──────── EXERCISE INPUT ────────

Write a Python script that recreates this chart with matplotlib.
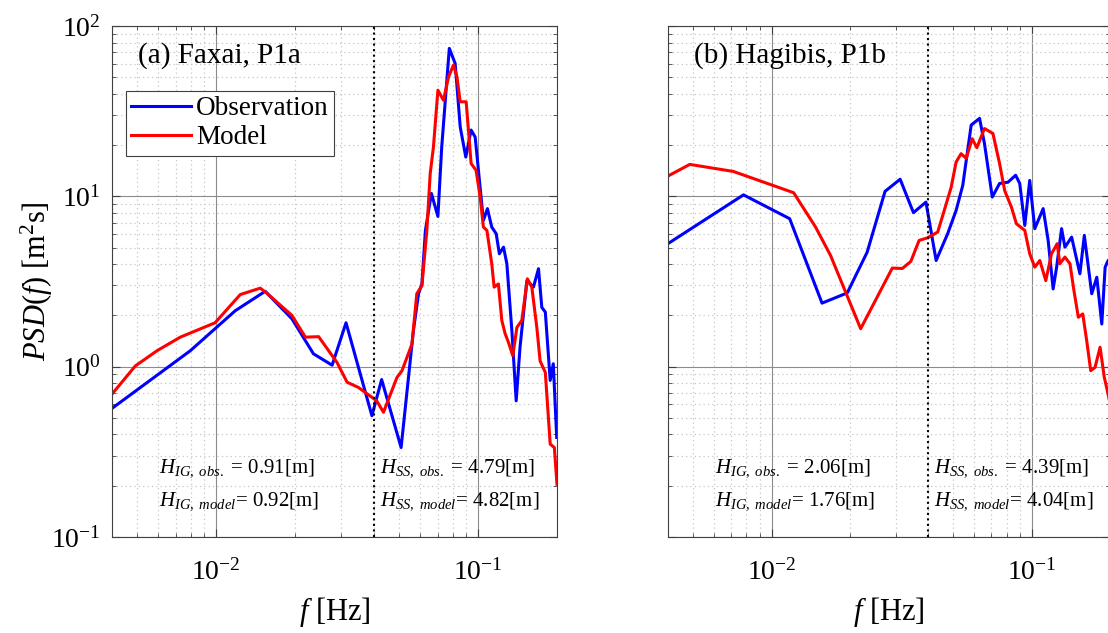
import numpy as np
import matplotlib
matplotlib.use('Agg')
from matplotlib import pyplot as plt

plt.rcParams['font.family'] = 'Liberation Serif'
plt.rcParams['mathtext.fontset'] = 'custom'
plt.rcParams['mathtext.rm'] = 'Liberation Serif'
plt.rcParams['mathtext.it'] = 'Liberation Serif:italic'

# (a) Faxai, P1a
f_obs_a = [0.004, 0.00796, 0.01182, 0.01538, 0.01945, 0.0235, 0.0277, 0.0313, 0.0393, 0.0428,
           0.0508, 0.0566, 0.0592, 0.0610, 0.0629, 0.0663, 0.0702, 0.0726, 0.0776, 0.0817,
           0.0854, 0.0897, 0.0940, 0.0974, 0.1047, 0.1085, 0.1127, 0.1172, 0.1205, 0.125,
           0.1287, 0.1345, 0.1397, 0.1445, 0.1535, 0.1626, 0.170, 0.175, 0.1805, 0.1884,
           0.1936, 0.1995]
psd_obs_a = [0.569, 1.24, 2.13, 2.77, 1.91, 1.19, 1.02, 1.81, 0.515, 0.84,
             0.335, 1.63, 2.68, 3.06, 6.31, 10.4, 7.62, 19.5, 73.9, 60.3,
             25.6, 17.0, 24.5, 22.3, 7.22, 8.47, 6.6, 6.03, 4.6, 5.03,
             4.02, 1.63, 0.63, 1.30, 3.2, 2.93, 3.76, 2.23, 2.09, 0.83,
             1.04, 0.384]
f_mod_a = [0.004, 0.00491, 0.00594, 0.00729, 0.0099, 0.01235, 0.01472, 0.0156, 0.01945, 0.0219,
           0.0246, 0.0289, 0.0316, 0.0349, 0.0410, 0.0435, 0.049, 0.0512, 0.0559, 0.0583,
           0.0610, 0.0637, 0.0656, 0.0675, 0.0702, 0.0737, 0.0771, 0.0805, 0.083, 0.0854,
           0.090, 0.094, 0.0982, 0.1018, 0.1047, 0.108, 0.1127, 0.1151, 0.1195, 0.1231,
           0.1268, 0.1305, 0.1356, 0.1406, 0.1468, 0.1542, 0.1603, 0.1675, 0.1724, 0.1805,
           0.1884, 0.1954, 0.2]
psd_mod_a = [0.69, 1.01, 1.24, 1.49, 1.81, 2.65, 2.89, 2.70, 2.0, 1.49,
             1.50, 1.06, 0.81, 0.755, 0.63, 0.54, 0.865, 0.947, 1.36, 2.68,
             2.99, 6.31, 13.6, 19.5, 42.0, 36.7, 50.3, 59.0, 50.3, 35.9,
             35.9, 15.6, 14.2, 9.9, 6.6, 6.31, 4.02, 2.93, 3.06, 1.87,
             1.56, 1.39, 1.16, 1.70, 1.87, 3.28, 2.93, 1.70, 1.08, 0.925,
             0.351, 0.335, 0.204]

# (b) Hagibis, P1b
f_obs_b = [0.00394, 0.0078, 0.01174, 0.01563, 0.01954, 0.0233, 0.0273, 0.0312, 0.0351, 0.0392,
           0.0429, 0.0475, 0.0512, 0.0543, 0.0585, 0.0630, 0.0658, 0.0705, 0.0752, 0.081,
           0.0867, 0.0899, 0.094, 0.0982, 0.1027, 0.1106, 0.1156, 0.1208, 0.1246, 0.1302,
           0.1341, 0.1423, 0.1531, 0.1592, 0.170, 0.1778, 0.1858, 0.1914, 0.1965, 0.2]
psd_obs_b = [5.2, 10.2, 7.39, 2.36, 2.71, 4.7, 10.7, 12.6, 8.02, 9.25,
             4.2, 6.03, 8.27, 11.6, 26.2, 28.7, 20.4, 9.9, 11.9, 12.1,
             13.3, 11.9, 6.75, 12.4, 6.46, 8.47, 5.51, 2.86, 3.84, 6.46,
             5.03, 5.76, 3.51, 5.9, 2.68, 3.35, 1.78, 3.84, 4.2, 4.3]
f_mod_b = [0.00394, 0.00485, 0.00713, 0.01216, 0.01476, 0.01685, 0.022, 0.0291, 0.0318, 0.0343,
           0.0369, 0.0398, 0.0435, 0.0461, 0.049, 0.0512, 0.0535, 0.056, 0.059, 0.0615,
           0.0658, 0.0709, 0.0752, 0.0787, 0.0835, 0.0873, 0.094, 0.0982, 0.1027, 0.1074,
           0.1132, 0.1191, 0.1252, 0.1282, 0.1341, 0.1402, 0.1452, 0.151, 0.157, 0.1626,
           0.1685, 0.175, 0.183, 0.190, 0.1965, 0.2]
psd_mod_b = [13.0, 15.4, 14.0, 10.5, 6.6, 4.5, 1.67, 3.79, 3.77, 4.15,
             5.51, 5.71, 6.17, 8.27, 11.3, 15.9, 17.8, 16.7, 21.8, 19.3,
             25.0, 23.4, 15.6, 10.8, 8.65, 6.9, 6.31, 4.6, 3.84, 4.2,
             3.2, 4.6, 5.27, 4.02, 4.4, 4.02, 2.8, 1.95, 2.04, 1.42,
             0.947, 0.99, 1.30, 0.865, 0.69, 0.6]

titles = ['(a) Faxai, P1a', '(b) Hagibis, P1b']
h_ig = [(0.91, 0.92), (2.06, 1.76)]
h_ss = [(4.79, 4.82), (4.39, 4.04)]
f_split = 0.04

fig = plt.figure(figsize=(11.08, 6.33), dpi=100)
ax1 = fig.add_axes([0.1011, 0.1517, 0.4016, 0.8072])
ax2 = fig.add_axes([0.6029, 0.1517, 0.3990, 0.8072])

data = [(f_obs_a, psd_obs_a, f_mod_a, psd_mod_a), (f_obs_b, psd_obs_b, f_mod_b, psd_mod_b)]

for i, ax in enumerate([ax1, ax2]):
    fo, po, fm, pm = data[i]
    ax.loglog(fo, po, color=(0, 0, 1), lw=2.2, label='Observation')
    ax.loglog(fm, pm, color=(1, 0, 0), lw=2.2, label='Model')
    ax.axvline(f_split, color='k', ls=':', lw=1.5)
    ax.set_xlim(0.004, 0.2)
    ax.set_ylim(0.1, 100)
    ax.grid(True, which='major', color='0.55', lw=0.8)
    ax.grid(True, which='minor', color='0.78', ls=(0, (1, 2.5)), lw=0.9)
    ax.tick_params(which='both', direction='in', top=True, right=True, labelsize=20, color='0.25')
    ax.tick_params(which='major', length=6)
    ax.tick_params(which='minor', length=3)
    ax.tick_params(axis='x', which='major', pad=16)
    ax.tick_params(axis='y', which='major', pad=8)
    for s in ax.spines.values():
        s.set_color('0.25')
    ax.set_xlabel(r'$f$ [Hz]', fontsize=22, labelpad=7)
    ax.text(0.058, 0.943, titles[i], transform=ax.transAxes, fontsize=21, va='center', ha='left')
    ax.text(0.106, 0.127, r'$H_{IG,\ obs.}$ = %.2f[m]' % h_ig[i][0], transform=ax.transAxes,
            fontsize=15, va='baseline')
    ax.text(0.106, 0.0626, r'$H_{IG,\ model}$= %.2f[m]' % h_ig[i][1], transform=ax.transAxes,
            fontsize=15, va='baseline')
    ax.text(0.602, 0.127, r'$H_{SS,\ obs.}$ = %.2f[m]' % h_ss[i][0], transform=ax.transAxes,
            fontsize=15, va='baseline')
    ax.text(0.602, 0.0626, r'$H_{SS,\ model}$= %.2f[m]' % h_ss[i][1], transform=ax.transAxes,
            fontsize=15, va='baseline')

ax1.set_ylabel(r'$PSD(f)$ [m$^2$s]', fontsize=22, labelpad=-3)
ax2.tick_params(labelleft=False)
leg = ax1.legend(loc='upper left', bbox_to_anchor=(0.031, 0.873), borderaxespad=0,
                 fontsize=19.5, fancybox=False, framealpha=1, edgecolor='0.25',
                 handlelength=2.2, borderpad=0.2, labelspacing=0.15, handletextpad=0.2)
leg.get_frame().set_linewidth(0.8)

plt.savefig('out.png', dpi=100)
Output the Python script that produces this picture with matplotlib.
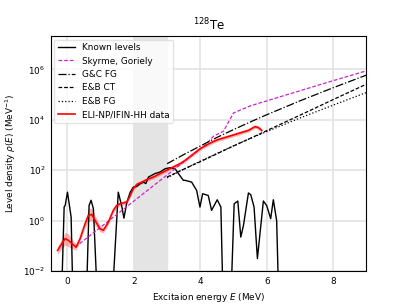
import numpy as np
import matplotlib
matplotlib.use("Agg")
import matplotlib.pyplot as plt

# Known levels (log10 density; very low values = no levels)
known_E = [-0.3, -0.2, -0.1, -0.07, 0.0, 0.11, 0.18, 0.3, 0.45, 0.55, 0.65, 0.71, 0.78, 0.93, 1.1, 1.31,
           1.53, 1.64, 1.70, 1.79, 1.89, 1.98, 2.09, 2.19, 2.29, 2.36, 2.44, 2.54, 2.64, 2.79, 2.94,
           3.09, 3.24, 3.34, 3.49, 3.54, 3.74, 3.89, 3.99, 4.07, 4.24, 4.34, 4.51, 4.62, 4.70, 4.8, 4.9,
           5.02, 5.13, 5.22, 5.30, 5.45, 5.52, 5.62, 5.72, 5.90, 6.00, 6.12, 6.20, 6.30, 6.38, 6.6, 9.0]
known_log = [-4, -4, 0.55, 0.6, 1.13, 0.14, -4, -4, -4, -4, 0.6, 0.81, 0.48, -4, -4, -4,
             1.13, 0.54, 0.1, 0.74, 1.13, 1.33, 1.36, 1.47, 1.53, 1.47, 1.73, 1.8, 1.87, 1.93, 2.06,
             2.1, 2.06, 1.87, 1.6, 1.6, 1.53, 1.2, 0.54, 1.07, 1.0, 0.41, 0.83, 0.54, -4, -4, -4,
             0.67, 0.78, -0.65, -0.19, 1.1, 1.03, 0.54, -1.5, 0.78, 0.6, 0.08, 0.83, 0.0, -4, -4, -4]

# Skyrme, Goriely
sky_E = [0.23, 4.15, 4.4, 4.7, 5.0, 5.5, 6.0, 7.0, 8.0, 9.0]
sky_log = [-1.05, 3.0, 3.35, 3.55, 4.27, 4.55, 4.75, 5.15, 5.55, 5.94]

# Model curves
mod_E = [3.0, 3.5, 4.0, 4.5, 5.0, 5.5, 6.0, 7.0, 8.0, 9.0]
gc_fg_log = [2.26, 2.62, 2.96, 3.30, 3.61, 3.91, 4.20, 4.75, 5.27, 5.77]
eb_ct_log = [1.73, 2.04, 2.34, 2.65, 2.96, 3.26, 3.57, 4.18, 4.80, 5.41]
eb_fg_log = [1.70, 2.04, 2.36, 2.67, 2.97, 3.26, 3.53, 4.07, 4.58, 5.08]

# ELI-NP/IFIN-HH data
eli_E = [-0.3, -0.17, -0.07, 0.03, 0.13, 0.26, 0.38, 0.53, 0.63, 0.73, 0.83, 0.98, 1.08, 1.23, 1.38,
         1.48, 1.58, 1.79, 1.89, 1.98, 2.09, 2.24, 2.39, 2.59, 2.79, 2.99, 3.19, 3.39, 3.54, 3.99,
         4.3, 4.5, 4.7, 4.9, 5.2, 5.45, 5.65, 5.75, 5.85]
eli_log = [-1.18, -0.91, -0.71, -0.78, -0.91, -1.05, -0.71, -0.12, 0.21, 0.25, 0.01, -0.32, -0.38, -0.06, 0.41,
           0.6, 0.67, 0.74, 1.0, 1.27, 1.44, 1.53, 1.63, 1.73, 1.87, 2.0, 2.13, 2.26, 2.39, 2.85,
           3.08, 3.2, 3.28, 3.36, 3.48, 3.58, 3.73, 3.69, 3.58]
eli_err = [0.15, 0.2, 0.25, 0.25, 0.2, 0.12, 0.1, 0.15, 0.25, 0.25, 0.2, 0.12, 0.1, 0.1, 0.1,
           0.1, 0.08, 0.08, 0.08, 0.08, 0.08, 0.07, 0.07, 0.07, 0.07, 0.07, 0.07, 0.07, 0.07, 0.07,
           0.07, 0.07, 0.07, 0.07, 0.07, 0.07, 0.07, 0.07, 0.07]

plt.rcParams['font.size'] = 6.4
fig = plt.figure(figsize=(4.07, 3.05), dpi=100)
ax = fig.add_axes([0.125, 0.111, 0.775, 0.771])

ax.axvspan(2, 3, color='#e4e4e4', zorder=0)

p = lambda v: 10 ** np.asarray(v, dtype=float)
ax.plot(known_E, p(known_log), color='black', lw=1.0, label='Known levels')
ax.plot(sky_E, p(sky_log), color='#cc22cc', lw=0.9, ls=(0, (3, 1.5)), label='Skyrme, Goriely')
ax.plot(mod_E, p(gc_fg_log), color='black', lw=0.9, ls='-.', label='G&C FG')
ax.plot(mod_E, p(eb_ct_log), color='black', lw=0.9, ls=(0, (3, 1.5)), label='E&B CT')
ax.plot(mod_E, p(eb_fg_log), color='black', lw=0.9, ls=':', label='E&B FG')
lo = np.asarray(eli_log) - np.asarray(eli_err)
hi = np.asarray(eli_log) + np.asarray(eli_err)
ax.fill_between(eli_E, p(lo), p(hi), color='red', alpha=0.3, lw=0)
ax.plot(eli_E, p(eli_log), color='red', lw=1.2, label='ELI-NP/IFIN-HH data')

ax.set_yscale('log')
ax.set_xlim(-0.5, 9)
ax.set_ylim(1e-2, 2.1e7)
ax.set_xticks([0, 2, 4, 6, 8])
ax.set_yticks([1e-2, 1e0, 1e2, 1e4, 1e6])
ax.minorticks_off()
ax.grid(True, color='#e3e3e3', lw=1.2)
ax.set_axisbelow(True)
ax.tick_params(length=0, pad=4)
ax.set_xlabel('Excitaion energy $E$ (MeV)')
ax.set_ylabel(r'Level density $\rho(E)$ (MeV$^{-1}$)')
ax.set_title(r'$^{128}$Te', fontsize=8.5, pad=4)
leg = ax.legend(loc='upper left', fontsize=6.4, handlelength=1.9, framealpha=0.8,
                edgecolor='#dddddd', borderaxespad=0.4)
fig.savefig('out.png', dpi=100)
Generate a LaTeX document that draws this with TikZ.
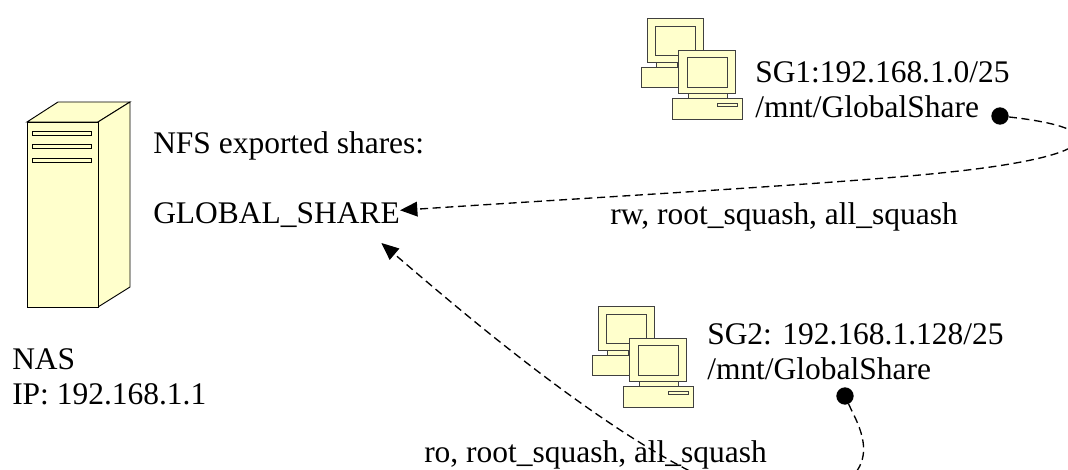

────────

DIRECTIONS FOR THIS TASK: Exactly as written, repeat the lines from the beginning of the entries up to and including the line with "plt.rcParams['mathtext.it'] = 'Liberation", but not the pictures.

SOLUTION TO THE EXERCISE:
Write a Python script that recreates this chart with matplotlib.
import numpy as np
import matplotlib
matplotlib.use('Agg')
from matplotlib import pyplot as plt

plt.rcParams['font.family'] = 'Liberation Serif'
plt.rcParams['mathtext.fontset'] = 'custom'
plt.rcParams['mathtext.rm'] = 'Liberation Serif'
plt.rcParams['mathtext.it'] = 'Liberation Serif:italic'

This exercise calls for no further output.